Bring Us Canada
9:52 AM EST on November 21, 2023
We are coming up on 10 years since the last true best-on-best international men's hockey tournament, at the Sochi Olympics. Oh, it was grand: T.J. Oshie's shootout showcase, Latvia coming to play, Russia busting, Canada getting lucky again. And even that paled in comparison to the magic of 2010—until Canada got lucky, anyway. International tournaments rock, and few team sports have as many nations as legitimate contenders as hockey does. There is no good reason this shouldn't be a regular thing.
But the IOC stopped covering the costs of players' participation, so the 2018 Games saw no NHLers. A COVID-riddled schedule thwarted attempts to reach an agreement for 2022. Ten years is too long to wait; it is criminal that Connor McDavid hasn't yet had the opportunity for his Crosby Golden Goal (i.e. to get lucky).
The league knows this. International outreach is how you grow the game and make lots of money. Dozens of games have been played outside North America, but there's nothing quite like a tournament for healthy, mindless jingoism. The revival of the World Cup of Hockey in 2016 was a nice thought and a fun little event, but it wasn't truly best-on-best: American and Canadian players under 24 were shunted to their own team, and a "Rest of Europe" monstrosity was mashed up to represent smaller hockey nations. If you're going to do it, do it right.
The NHL is going to do it in February 2025. But it's not going to do it right.
The league is preparing an international tournament with just four teams, according to ESPN—the U.S., Canada, Sweden, and Finland. I submit that a four-team tournament is no tournament at all. Where is Czechia, always a competitor? Where is Germany, a growing hockey power? Where is solid Slovakia, feisty Latvia, punching-above-its-weight Switzerland? Where is Russia? Well, we know where Russia is.
The NHL apparently feels a bit of appropriate shame about its mini-tournament, declining to call it a "World Cup." I do sympathize with the very real obstacles.
"I think at minimum, there are three factors that have impacted our ability to nail something down," NHL commissioner Gary Bettman said last week in Sweden. "One was COVID. Two was the change in executive directors in the players' association. And three is the political climate in the world in terms of the way some counties are interacting with others."

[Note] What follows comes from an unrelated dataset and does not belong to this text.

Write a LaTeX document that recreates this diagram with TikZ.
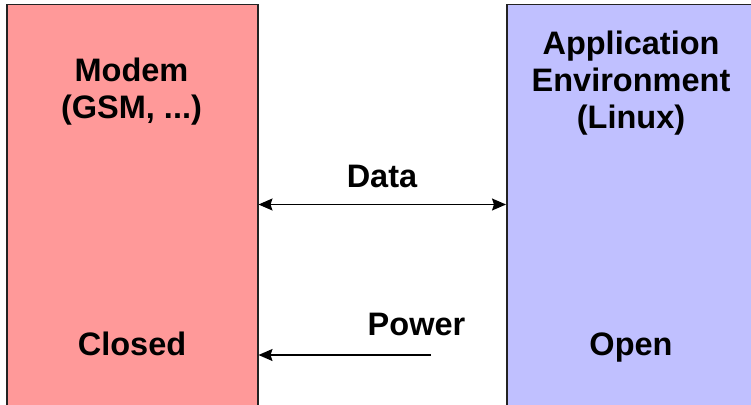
\documentclass[tikz,border=0pt]{standalone}
\usepackage{fontspec}
\setmainfont{Liberation Sans}
\usetikzlibrary{arrows.meta}
\definecolor{modempink}{RGB}{255,153,153}
\definecolor{applav}{RGB}{192,192,255}
\definecolor{edge}{RGB}{35,35,35}
\tikzset{
  panel/.style={draw=edge, line width=1.5pt, inner sep=0pt, anchor=north west, minimum width=251pt, minimum height=420pt},
  lbl/.style={font=\bfseries\fontsize{32.5}{37}\selectfont, inner sep=0pt, align=center, anchor=base},
}
\begin{document}
\begin{tikzpicture}[x=1pt,y=-1pt]
\useasboundingbox (0,0) rectangle (751,404);
\clip (0,0) rectangle (751,404);
\node[panel, fill=modempink] (modem) at (6,4) {};
\node[panel, fill=applav] (app) at (506,4) {};
\node[lbl] (modemtxt) at (131.5,118) {Modem\\(GSM, ...)};
\node[lbl] (apptxt) at (631,128) {Application\\Environment\\(Linux)};
\node[lbl] (closed) at (132,355) {Closed};
\node[lbl] (open) at (631,355) {Open};
\node[lbl] (datatxt) at (382,187) {Data};
\node[lbl] (powertxt) at (416.5,335) {Power};
\coordinate (powersrc) at (431,355);
\draw[line width=1.4pt, {Stealth[length=14pt,width=12pt,inset=2pt]}-{Stealth[length=14pt,width=12pt,inset=2pt]}] (modem.east |- 0,204.5) -- (app.west |- 0,204.5);
\draw[line width=1.4pt, -{Stealth[length=14pt,width=12pt,inset=2pt]}] (powersrc) -- (modem.east |- powersrc);
\end{tikzpicture}
\end{document}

You're just not going to have a World Cup that feels complete without Russian players. That's mostly out of the NHL's hands, and some amount of a hypothetical Russia roster is playing in the KHL anyway. So this blog post is less complaining that the NHL isn't making it happen than it is bemoaning that it can't currently happen. But four teams is pretty lame. I'm not canceling any plans for four teams. Time to hitch our hopes on the IOC and NHL reaching an agreement for Milan in 2026.
But! They can do something in the meantime. They can do a seven-game series between the U.S. and Canada, in the spirt of the Summit Series and the Challenge Cup. Call it the Fight for 49, after the parallel. Or call it something actually good. I don't care. I just want the world's best hockey rivalry on a big stage, and to indulge my latent anti-Canadian impulses. A full series is great for creating storylines, and for developing genuine enmity between the players, and for flattening out the chances that Team Canada could win by getting lucky yet again. Our fine American goaltending will stand strong; our fundamentally sound checking lines will grind down the Canadian attack; Jacob Trouba might wreck Brad Marchand's shit. There are no downsides. (Sorry to Sweden and Finland, but no one's worried that you'll take up basketball instead if you get left out of this.)
If we can't have a true best-on-best, don't insult us by throwing in some Nordic powers and calling it a tournament. Just skip ahead to the thing we all want anyway: U.S. vs. Canada, for all the bragging rights. Bring it on, maple-munchers.